IV-Rente wegen Alkoholsucht?
Weil nicht ein Rückenleiden, sondern der Alkoholismus Grund für die Erwerbsunfähigkeit sei, sollte ein Steffisburger keine IV-Rente erhalten. Das Verwaltungsgericht hiess dessen Beschwerde nun aber gut.
Ein heute 62-jähriger Geschäftsführer einer Steffisburger GmbH meldete sich 2002 bei der IV-Stelle Bern und beantragte eine IV-Rente. Er wies dabei auf ein unfallbedingtes Rückenleiden hin. Nach einer medizinischen Abklärung kam die IV-Stelle zum Schluss, dass der Mann nicht anspruchsberechtigt sei. Es folgten weitere medizinische Untersuchungen – eine davon gab der Beschwerdeführer sogar selber in Auftrag. Dieses Gutachten bescheinigte ihm eine bloss 50-prozentige Arbeitsunfähigkeit in einer angepassten Tätigkeit. Die IV-Stelle folgte dieser Meinung nicht und verneinte weiterhin die Anspruchsberechtigung. Daraufhin gelangte der Mann ans Verwaltungsgericht des Kantons Bern.
«Voll arbeitsfähig»
Die sozialversicherungsrechtliche Abteilung überprüfte deshalb, ob der Mann nicht doch Anspruch auf eine IV-Rente hat. Laut den untersuchenden Ärzten der medizinischen Abklärungsstelle (Medas) stehen «im Hinblick auf eine Erwerbstätigkeit nicht die Rückenbeschwerden, sondern vielmehr die Alkoholabhängigkeit im Vordergrund». In einer seinem Rückenleiden angepassten Tätigkeit wäre er deshalb voll arbeits- und zu 85 Prozent leistungsfähig, erklärten sie. Die Ärzte empfahlen ausserdem eine Behandlung seiner Alkoholsucht.

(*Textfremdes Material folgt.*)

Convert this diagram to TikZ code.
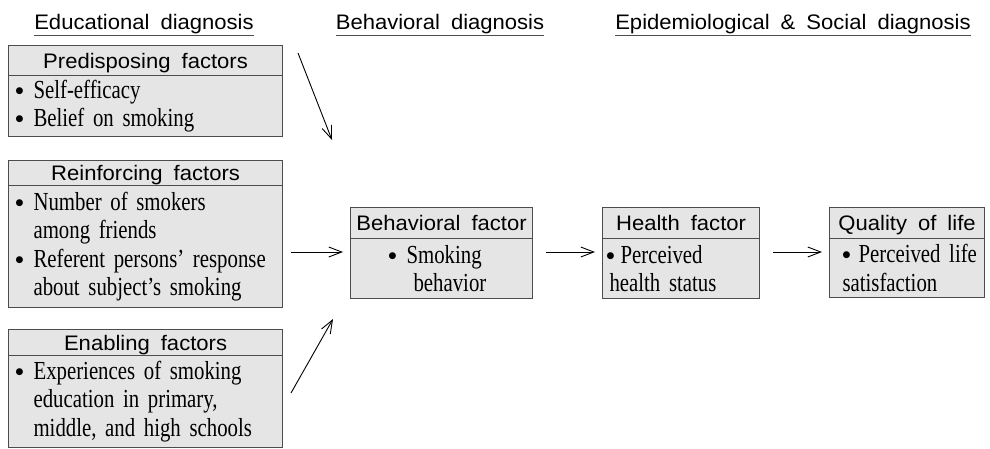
\documentclass[tikz,border=0pt]{standalone}
\usepackage{fontspec}
\setmainfont{Liberation Serif}[FakeStretch=0.8,WordSpace=2.7]
\newfontfamily\hfont{Liberation Sans}[FakeStretch=1.05,WordSpace=1.8]
\newfontfamily\symfont{DejaVu Sans}
\usetikzlibrary{arrows.meta}
\definecolor{boxfill}{gray}{0.9}
\definecolor{boxline}{gray}{0.3}
\newcommand{\bdot}{\raisebox{5pt}{\symfont\fontsize{9}{9}\selectfont ●}}
\newcommand{\bul}{\makebox[19pt][l]{\hspace*{1pt}\bdot}}
\newcommand{\ind}{\hspace*{19pt}}
\begin{document}
\begin{tikzpicture}[x=1pt,y=-1pt,
  hdr/.style={draw=boxline, fill=boxfill, line width=1.1pt, anchor=north west, inner sep=0pt,
    text height=15pt, text depth=0pt, font=\hfont\fontsize{21}{24}\selectfont},
  bdy/.style={draw=boxline, fill=boxfill, line width=1.1pt, anchor=north west, inner xsep=6pt,
    inner ysep=0pt, align=left, font=\fontsize{26}{28.5}\selectfont},
  ttl/.style={font=\hfont\fontsize{21}{24}\selectfont, inner sep=0pt, anchor=base},
  uline/.style={draw=boxline, line width=1pt},
  arr/.style={-{Straight Barb[length=13pt,width=10pt,line width=0.9pt]}, line width=0.9pt}]
\useasboundingbox (0,0) rectangle (990,448);
% titles
\node[ttl] (t1) at (144,29) {Educational diagnosis};
\node[ttl] (t2) at (440,29) {Behavioral diagnosis};
\node[ttl] (t3) at (793,29) {Epidemiological \& Social diagnosis};
\foreach \t in {t1,t2,t3}
  \draw[uline] ([yshift=-1.5pt]\t.south west) -- ([yshift=-1.5pt]\t.south east);
% predisposing
\node[hdr, minimum width=274pt, minimum height=30pt] (ph) at (8,45) {Predisposing factors};
\node[bdy, minimum width=274pt, minimum height=61pt, text width=262pt] (pb) at (8,75)
  {\bul Self-efficacy\\ \bul Belief on smoking};
% reinforcing
\node[hdr, minimum width=274pt, minimum height=25pt] (rh) at (8,160) {Reinforcing factors};
\node[bdy, minimum width=274pt, minimum height=122pt, text width=262pt] (rb) at (8,185)
  {\bul Number of smokers\\ \ind among friends\\ \bul Referent persons' response\\ \ind about subject's smoking};
% enabling
\node[hdr, minimum width=274pt, minimum height=26pt] (eh) at (8,329) {Enabling factors};
\node[bdy, minimum width=274pt, minimum height=92pt, text width=262pt] (eb) at (8,355)
  {\bul Experiences of smoking\\ \ind education in primary,\\ \ind middle, and high schools};
% behavioral
\node[hdr, minimum width=182pt, minimum height=31pt] (bh) at (350,207) {Behavioral factor};
\node[bdy, minimum width=182pt, minimum height=60pt, text width=178pt, inner xsep=2pt] (bb) at (350,238)
  {\hspace*{36pt}\makebox[18pt][l]{\bdot}Smoking\\ \hspace*{61pt}behavior};
% health
\node[hdr, minimum width=157pt, minimum height=31pt] (hh) at (602,207) {Health factor};
\node[bdy, minimum width=157pt, minimum height=60pt, text width=153pt, inner xsep=2pt] (hb) at (602,238)
  {\hspace*{2pt}\makebox[14pt][l]{\bdot}Perceived\\ \hspace*{5pt}health status};
% quality
\node[hdr, minimum width=155pt, minimum height=31pt] (qh) at (829,207) {Quality of life};
\node[bdy, minimum width=155pt, minimum height=59pt, text width=151pt, inner xsep=2pt] (qb) at (829,238)
  {\hspace*{11pt}\makebox[16pt][l]{\bdot}Perceived life\\ \hspace*{11pt}satisfaction};
% arrows
\coordinate (d1s) at (298,53);
\coordinate (d1e) at (332,140);
\coordinate (d2s) at (291,393);
\coordinate (d2e) at (333,319);
\draw[arr] (d1s) -- (d1e);
\draw[arr] (d2s) -- (d2e);
\draw[arr, shorten <=8pt, shorten >=7pt] (rb.east |- 0,252) -- (bb.west |- 0,252);
\draw[arr, shorten <=13pt, shorten >=7pt] (bb.east |- 0,252) -- (hb.west |- 0,252);
\draw[arr, shorten <=13pt, shorten >=7pt] (hb.east |- 0,252) -- (qb.west |- 0,252);
\end{tikzpicture}
\end{document}
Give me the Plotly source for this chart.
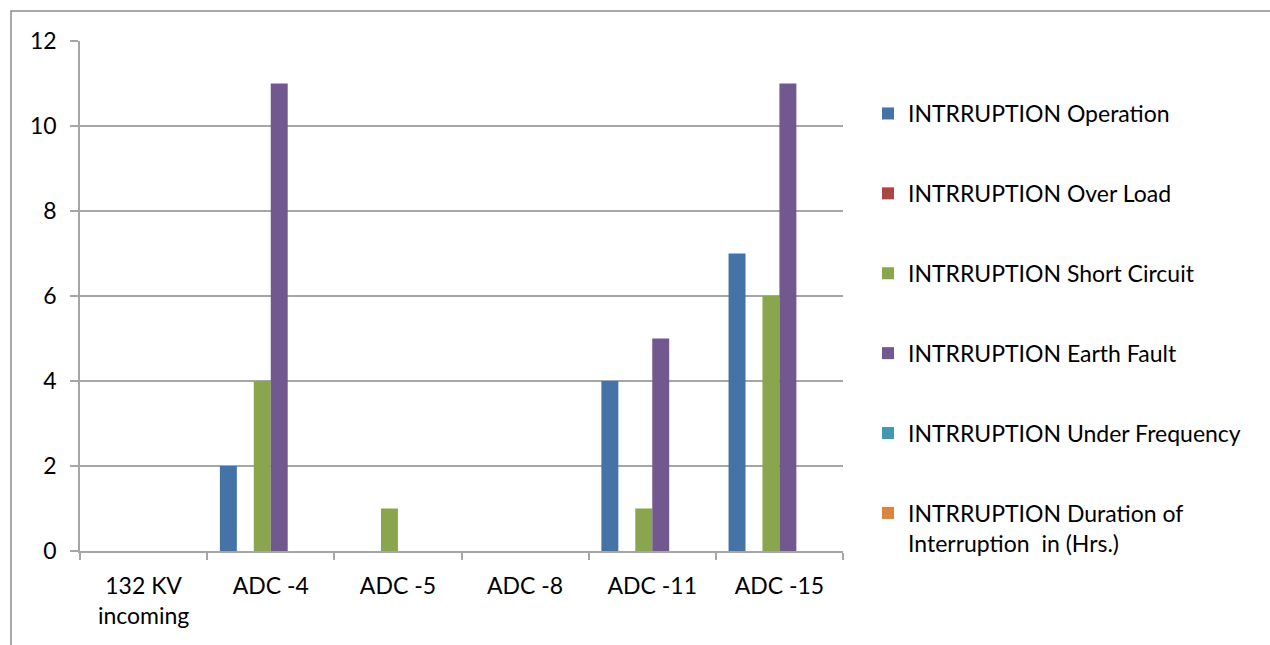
import plotly.graph_objects as go

# Feeders / categories on the x axis
categories = ["132 KV<br>incoming", "ADC -4", "ADC -5", "ADC -8", "ADC -11", "ADC -15"]

# Interruption counts per feeder, one list per interruption type
operation = [0, 2, 0, 0, 4, 7]
over_load = [0, 0, 0, 0, 0, 0]
short_circuit = [0, 4, 1, 0, 1, 6]
earth_fault = [0, 11, 0, 0, 5, 11]
under_frequency = [0, 0, 0, 0, 0, 0]
duration_hrs = [0, 0, 0, 0, 0, 0]

series_names = [
    "INTRRUPTION Operation",
    "INTRRUPTION Over Load",
    "INTRRUPTION Short Circuit",
    "INTRRUPTION Earth Fault",
    "INTRRUPTION Under Frequency",
    "INTRRUPTION Duration of<br>Interruption  in (Hrs.)",
]
series_values = [operation, over_load, short_circuit, earth_fault, under_frequency, duration_hrs]
series_colors = ["#4572A7", "#AA4643", "#89A54E", "#71588F", "#4198AF", "#DB843D"]

y_ticks = [0, 2, 4, 6, 8, 10, 12]

FONT = "Lato"
FS = 23
W, H = 1270, 645
L, R, T, B = 80, 843, 41, 551

fig = go.Figure()
for i, (name, vals, col) in enumerate(zip(series_names, series_values, series_colors)):
    fig.add_trace(go.Bar(
        x=categories, y=vals, name=name,
        marker=dict(color=col, line=dict(width=0)),
        legendgroup=f"g{i}",
    ))

grid_col = "#a6a6a6"
fig.update_layout(
    width=W, height=H,
    margin=dict(l=L, r=W - R, t=T, b=H - B, pad=0),
    paper_bgcolor="white", plot_bgcolor="white",
    barmode="group", bargap=0.2, bargroupgap=0,
    font=dict(family=FONT, size=FS, color="#000000"),
    showlegend=True,
    legend=dict(
        x=(868 - L) / (R - L), xanchor="left",
        y=(B - 92) / (B - T), yanchor="top",
        font=dict(family=FONT, size=FS, color="#000000"),
        tracegroupgap=47, itemwidth=30, valign="top",
        bgcolor="rgba(0,0,0,0)",
    ),
    xaxis=dict(
        type="category", tickson="boundaries",
        ticks="outside", ticklen=7, tickcolor=grid_col, tickwidth=1.5,
        showline=True, linecolor=grid_col, linewidth=1.5,
        showgrid=False, ticklabelstandoff=14,
    ),
    yaxis=dict(
        range=[0, 12], tickvals=y_ticks,
        ticks="outside", ticklen=8, tickcolor=grid_col, tickwidth=1.5,
        showline=True, linecolor=grid_col, linewidth=1.5,
        showgrid=True, gridcolor=grid_col, gridwidth=1.5,
        zeroline=False, ticklabelstandoff=9,
    ),
)

# Outer chart frame
fig.add_shape(
    type="rect", xref="paper", yref="paper",
    x0=(11 - L) / (R - L), x1=(W + 20 - L) / (R - L),
    y0=(B - (H + 20)) / (B - T), y1=(B - 11) / (B - T),
    line=dict(color="#8c8c8c", width=1.5), fillcolor="rgba(0,0,0,0)",
    layer="below",
)

fig.write_html("out.html")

Die Rolle der Alkoholsucht
Obwohl das Gericht – entgegen dem Beschwerdeführer – dieses Gutachten für beweiskräftig hielt, konnte es nicht vollends darauf abstellen: «Normalerweise begründet Alkoholismus keine Invalidität», hielten die Richter fest. Deshalb hätten die Medas-Ärzte die Sucht bei der Berechnung der Leistungsfähigkeit auch nicht berücksichtigt. Wenn Alkoholsucht aber die Folge eines Gesundheitsschadens ist oder, umgekehrt, die Alkoholsucht zu einem die Erwerbstätigkeit beeinträchtigenden Gesundheitsschaden führt, gilt die von den Richtern erwähnte Regel nicht. «Hier ist nicht klar, ob vielleicht ein solcher Ausnahmefall vorliegt», begründete das Gericht die Rückweisung der Sache an die IV-Stelle. Diese muss nun weitere Abklärungen und Stellungnahmen einholen, um diese Frage zu klären.
IV muss Kosten zahlen
Die Kosten für das selber in Auftrag gegebene medizinische Gutachten muss der 62-Jährige aber selber tragen. Laut Verwaltungsgericht waren die Abklärungen «entbehrlich und führten zu keinen relevanten neuen Erkenntnissen». Eine Kostenübernahme durch die IV-Stelle komme deshalb nicht in Betracht.
Weil die IV-Stelle vor Gericht unterlag, muss sie die Verfahrens- und Parteikosten von 700 Franken respektive rund 4500 Franken bezahlen. Das Urteil kann ans Bundesgericht in Luzern weitergezogen werden.